In “Off the Shelf: Finding the Pieces that Turn Writing into Poetry,” a recent essay in The Los Angeles Times, poet Matthew Zapruder looks back over his own development as a poet, and over large swaths of poetic history, to try to answer the question: what is it that makes a poem a poem?

Of central importance to Zapruder’s essay is the fact that poetic form–in an age in which many, many great poems have been written in free verse–does not offer a satisfactory answer to Zapruder’s question.  Zapruder thus looks elsewhere for his answer, and he finds it in the movements and leaps of poetry:

“Poetry at its most basic level is about the movement of the mind. This is why it is translatable, even from a language such as Chinese, which has very little in common with English. What can be translated is the leap from one thought to another: what I call the associative movement particular to poetry.
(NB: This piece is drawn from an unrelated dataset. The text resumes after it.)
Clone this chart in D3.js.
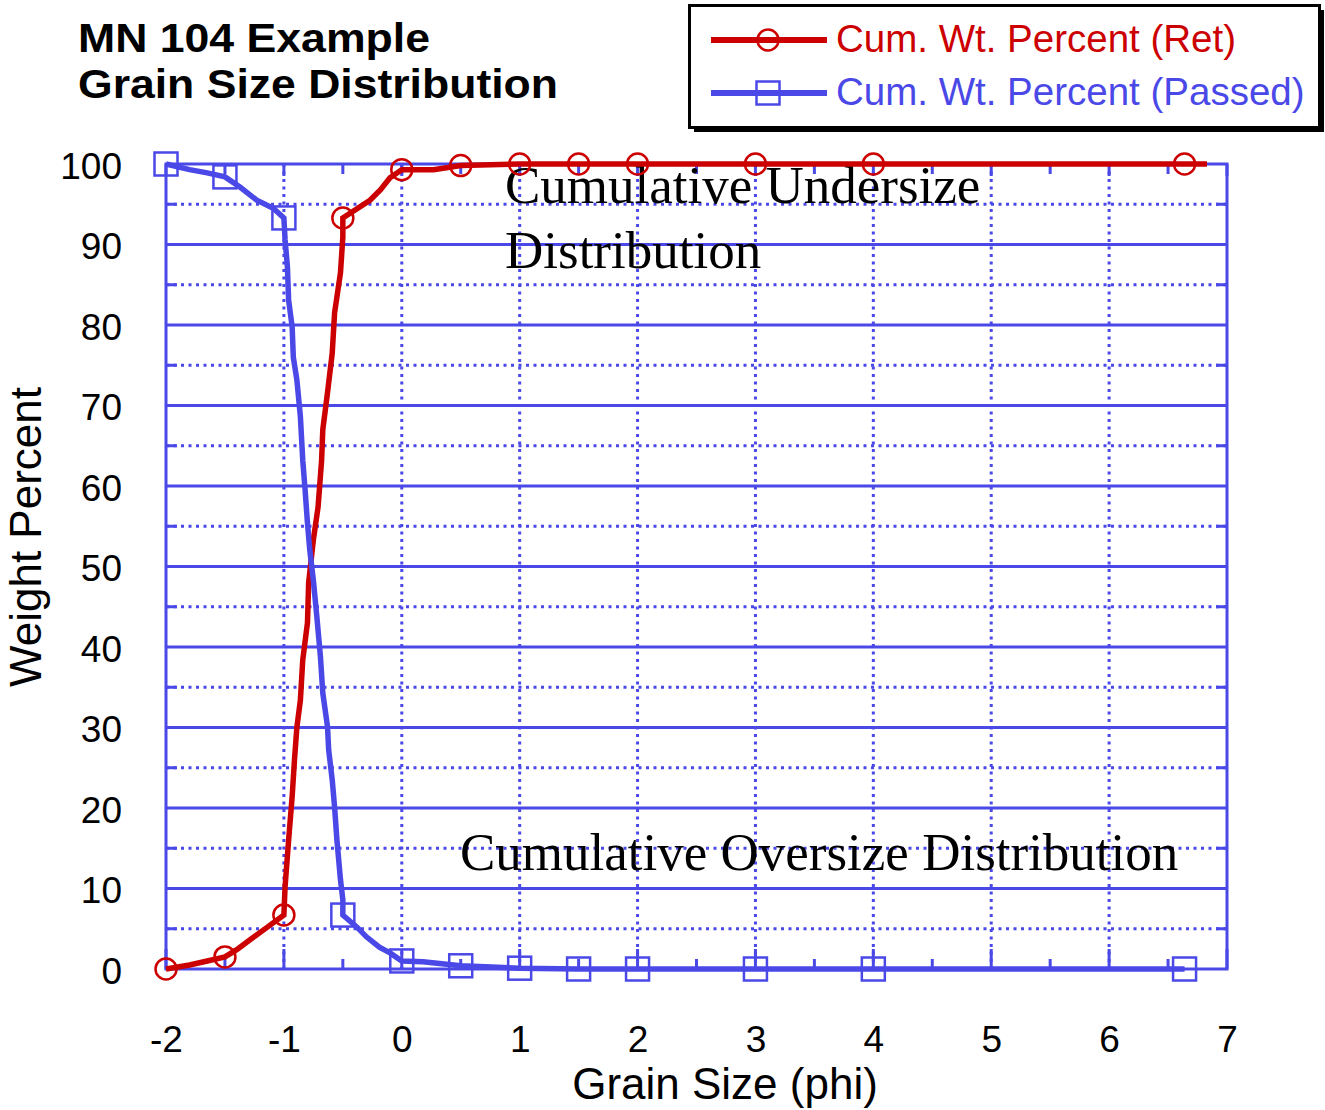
<!DOCTYPE html>
<html>
<head>
<meta charset="utf-8">
<script src="https://cdn.jsdelivr.net/npm/d3@7/dist/d3.min.js"></script>
<style>
  html, body { margin: 0; padding: 0; background: #ffffff; }
  svg { display: block; }
</style>
</head>
<body>
<script>
// ---------- data ----------
const xTicks = [-2, -1, 0, 1, 2, 3, 4, 5, 6, 7];
const xTickLabels = ["-2", "-1", "0", "1", "2", "3", "4", "5", "6", "7"];
const xHalfTicks = [-1.5, -0.5, 0.5, 1.5, 2.5, 3.5, 4.5, 5.5, 6.5];
const yTicks = [0, 10, 20, 30, 40, 50, 60, 70, 80, 90, 100];
const yTickLabels = ["0", "10", "20", "30", "40", "50", "60", "70", "80", "90", "100"];
const yMinorTicks = [5, 15, 25, 35, 45, 55, 65, 75, 85, 95];

// marker points (sieve sizes)
const markerPhi = [-2, -1.5, -1, -0.5, 0, 0.5, 1, 1.5, 2, 3, 4, 6.64];
const retMarkers = [0, 1.5, 6.7, 93.3, 99.3, 99.8, 100, 100, 100, 100, 100, 100];
const passMarkers = [100, 98.4, 93.3, 6.7, 1.0, 0.4, 0.1, 0, 0, 0, 0, 0];

// connecting line traces
const retLinePhi = [-2, -1.8, -1.65, -1.5, -1.4, -1.29, -1.14, -1.0, -0.99, -0.96, -0.93, -0.91, -0.89, -0.86, -0.84, -0.80, -0.79, -0.75, -0.71, -0.68, -0.67, -0.63, -0.59, -0.57, -0.52, -0.50, -0.5, -0.27, -0.18, -0.1, 0, 0.27, 0.5, 1, 1.5, 2, 3, 4, 6.64, 6.83];
const retLine    = [0, 0.5, 1.0, 1.5, 2.4, 3.6, 5.2, 6.7, 10.2, 16, 21.4, 26, 30, 33.4, 38.4, 43, 48, 53.3, 57.4, 63.2, 67, 71.6, 76.5, 81.5, 86.5, 90.9, 93.3, 95.5, 96.8, 98.3, 99.3, 99.3, 99.8, 100, 100, 100, 100, 100, 100, 100];

const passLinePhi = [-2, -1.8, -1.65, -1.5, -1.37, -1.23, -1.09, -1.0, -0.99, -0.97, -0.96, -0.93, -0.92, -0.89, -0.86, -0.84, -0.82, -0.80, -0.78, -0.75, -0.72, -0.69, -0.67, -0.63, -0.62, -0.59, -0.57, -0.55, -0.52, -0.50, -0.5, -0.38, -0.3, -0.19, -0.1, 0, 0.18, 0.5, 1, 1.5, 2, 3, 4, 6.64];
const passLine    = [100, 99.3, 98.9, 98.4, 97.1, 95.5, 94.5, 93.3, 90.6, 87.2, 83.1, 79.8, 76, 73.2, 68.6, 63.2, 59.5, 55.4, 52, 48.3, 43.7, 38.8, 34.3, 30.1, 27.2, 23.5, 20.1, 16, 11.1, 8.6, 6.7, 5.2, 4.0, 2.7, 2.0, 1.0, 0.9, 0.4, 0.1, 0, 0, 0, 0, 0];

const titleLines = ["MN 104 Example", "Grain Size Distribution"];
const legendLabels = ["Cum. Wt. Percent (Ret)", "Cum. Wt. Percent (Passed)"];
const xTitle = "Grain Size (phi)";
const yTitle = "Weight Percent";
const noteUnder = ["Cumulative Undersize", "Distribution"];
const noteOver = "Cumulative Oversize Distribution";

// ---------- styles ----------
const BLUE = "#4b48e8";
const RED = "#cc0000";
const SANS = "'Liberation Sans', Arial, Helvetica, sans-serif";
const SERIF = "'Liberation Serif', 'Times New Roman', serif";

const W = 1325, H = 1110;
const L = 166, R = 1227, T = 164, B = 969;

const svg = d3.select("body").append("svg").attr("width", W).attr("height", H);
svg.append("rect").attr("width", W).attr("height", H).attr("fill", "#fff");

const x = d3.scaleLinear().domain([-2, 7]).range([L, R]);
const y = d3.scaleLinear().domain([0, 100]).range([B, T]);

// ---------- grid ----------
const grid = svg.append("g");
grid.selectAll("line.hs").data(yTicks.filter(d => d > 0 && d < 100)).enter().append("line")
  .attr("x1", L).attr("x2", R).attr("y1", d => y(d)).attr("y2", d => y(d))
  .attr("stroke", BLUE).attr("stroke-width", 3);
grid.selectAll("line.hd").data(yMinorTicks).enter().append("line")
  .attr("x1", L).attr("x2", R).attr("y1", d => y(d)).attr("y2", d => y(d))
  .attr("stroke", BLUE).attr("stroke-width", 3).attr("stroke-dasharray", "3,4.5");
grid.selectAll("line.vd").data(xTicks.filter(d => d > -2 && d < 7)).enter().append("line")
  .attr("x1", d => x(d)).attr("x2", d => x(d)).attr("y1", T).attr("y2", B)
  .attr("stroke", BLUE).attr("stroke-width", 3).attr("stroke-dasharray", "3,4.5");

// ticks
const ticks = svg.append("g").attr("stroke", BLUE).attr("stroke-width", 3);
ticks.selectAll("line.bt").data(xTicks).enter().append("line")
  .attr("x1", d => x(d)).attr("x2", d => x(d)).attr("y1", B).attr("y2", B - 20);
ticks.selectAll("line.tt").data(xTicks).enter().append("line")
  .attr("x1", d => x(d)).attr("x2", d => x(d)).attr("y1", T).attr("y2", T + 12);
ticks.selectAll("line.bh").data(xHalfTicks).enter().append("line")
  .attr("x1", d => x(d)).attr("x2", d => x(d)).attr("y1", B).attr("y2", B - 10);
ticks.selectAll("line.th").data(xHalfTicks).enter().append("line")
  .attr("x1", d => x(d)).attr("x2", d => x(d)).attr("y1", T).attr("y2", T + 10);
ticks.selectAll("line.lm").data(yMinorTicks).enter().append("line")
  .attr("x1", L).attr("x2", L + 11).attr("y1", d => y(d)).attr("y2", d => y(d));
ticks.selectAll("line.rm").data(yMinorTicks).enter().append("line")
  .attr("x1", R).attr("x2", R - 11).attr("y1", d => y(d)).attr("y2", d => y(d));

// frame
svg.append("rect").attr("x", L).attr("y", T).attr("width", R - L).attr("height", B - T)
  .attr("fill", "none").attr("stroke", BLUE).attr("stroke-width", 3);

// ---------- axes labels ----------
const xAxis = svg.append("g").attr("transform", `translate(0,${B})`)
  .call(d3.axisBottom(x).tickValues(xTicks).tickFormat((d, i) => xTickLabels[i]).tickSize(0).tickPadding(0));
xAxis.select(".domain").remove();
xAxis.attr("font-family", SANS).attr("font-size", 37);
xAxis.selectAll("text").attr("y", 83).attr("dy", null).attr("fill", "#000");

const yAxis = svg.append("g").attr("transform", `translate(${L},0)`)
  .call(d3.axisLeft(y).tickValues(yTicks).tickFormat((d, i) => yTickLabels[i]).tickSize(0).tickPadding(44));
yAxis.select(".domain").remove();
yAxis.attr("font-family", SANS).attr("font-size", 37);
yAxis.selectAll("text").attr("dy", "0.38em").attr("fill", "#000");

svg.append("text").attr("x", 725).attr("y", 1099).attr("text-anchor", "middle")
  .attr("font-family", SANS).attr("font-size", 44).attr("fill", "#000").text(xTitle);
svg.append("text").attr("transform", "translate(41,537) rotate(-90)").attr("text-anchor", "middle")
  .attr("font-family", SANS).attr("font-size", 44).attr("fill", "#000").text(yTitle);

// ---------- title ----------
const titleWidths = [352, 480];
svg.append("g").selectAll("text").data(titleLines).enter().append("text")
  .attr("x", 78).attr("y", (d, i) => 52 + i * 46)
  .attr("font-family", SANS).attr("font-weight", "bold").attr("font-size", 40).attr("fill", "#000")
  .attr("textLength", (d, i) => titleWidths[i]).attr("lengthAdjust", "spacingAndGlyphs")
  .text(d => d);

// ---------- annotations ----------
const under = svg.append("text").attr("x", 505).attr("y", 203)
  .attr("font-family", SERIF).attr("font-size", 53).attr("fill", "#000");
under.selectAll("tspan").data(noteUnder).enter().append("tspan")
  .attr("x", 505).attr("dy", (d, i) => i === 0 ? 0 : 65).text(d => d);
svg.append("text").attr("x", 460).attr("y", 870)
  .attr("font-family", SERIF).attr("font-size", 53).attr("fill", "#000").text(noteOver);

// ---------- curves ----------
const line = d3.line().x(d => x(d[0])).y(d => y(d[1]));
const retPts = retLinePhi.map((p, i) => [p, retLine[i]]);
const passPts = passLinePhi.map((p, i) => [p, passLine[i]]);

svg.append("path").attr("d", line(retPts)).attr("fill", "none")
  .attr("stroke", RED).attr("stroke-width", 5.5).attr("stroke-linejoin", "miter");
svg.append("g").selectAll("circle").data(markerPhi).enter().append("circle")
  .attr("cx", d => x(d)).attr("cy", (d, i) => y(retMarkers[i])).attr("r", 10.5)
  .attr("fill", "none").attr("stroke", RED).attr("stroke-width", 2.5);

svg.append("path").attr("d", line(passPts)).attr("fill", "none")
  .attr("stroke", BLUE).attr("stroke-width", 5.5).attr("stroke-linejoin", "miter");
svg.append("g").selectAll("rect").data(markerPhi).enter().append("rect")
  .attr("x", d => x(d) - 11.5).attr("y", (d, i) => y(passMarkers[i]) - 11.5)
  .attr("width", 23).attr("height", 23)
  .attr("fill", "none").attr("stroke", BLUE).attr("stroke-width", 2.5);

// ---------- legend ----------
const lg = svg.append("g");
lg.append("rect").attr("x", 694).attr("y", 10).attr("width", 630).attr("height", 122).attr("fill", "#000");
lg.append("rect").attr("x", 689.5).attr("y", 5.5).attr("width", 630).attr("height", 122)
  .attr("fill", "#fff").attr("stroke", "#000").attr("stroke-width", 3);
const legendColors = [RED, BLUE];
const legendY = [40, 93];
legendLabels.forEach((lab, i) => {
  lg.append("line").attr("x1", 711).attr("x2", 827).attr("y1", legendY[i]).attr("y2", legendY[i])
    .attr("stroke", legendColors[i]).attr("stroke-width", 6);
  if (i === 0) {
    lg.append("circle").attr("cx", 768).attr("cy", legendY[i]).attr("r", 10.5)
      .attr("fill", "none").attr("stroke", RED).attr("stroke-width", 2.5);
  } else {
    lg.append("rect").attr("x", 756.5).attr("y", legendY[i] - 11.5).attr("width", 23).attr("height", 23)
      .attr("fill", "none").attr("stroke", BLUE).attr("stroke-width", 2.5);
  }
  lg.append("text").attr("x", 836).attr("y", legendY[i] + 12)
    .attr("font-family", SANS).attr("font-size", 38.5).attr("fill", legendColors[i]).text(lab);
});
</script>
</body>
</html>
That leap, that movement, is what makes poetry poetry.”

Zapruder’s essay is worth reading for many reasons–it’s personal and engaging.  However, here, I want to focus on why readers of this blog might be interested in reading Zapruder’s essay: it very clearly jibes with the thinking taking place in Structure & Surprise: Engaging Poetic Turns, and on this blog.  Zapruder’s ideas about how something essential to poetry might be found in a poem’s non-formal leaps and movements at least is very much like what is argued in “Poetic Structure and Poetic Form: The Necessary Differentiation.”

Concomitantly, those interested in Zapruder’s ideas in “Off the Shelf” might also be interested in exploring a bit this blog (including the post “What Is Poetry?”) to see some of the work that has taken place to make explicit some of the exciting and energizing leaps and turns that are a big part of the heart of the mystery of what poetry is.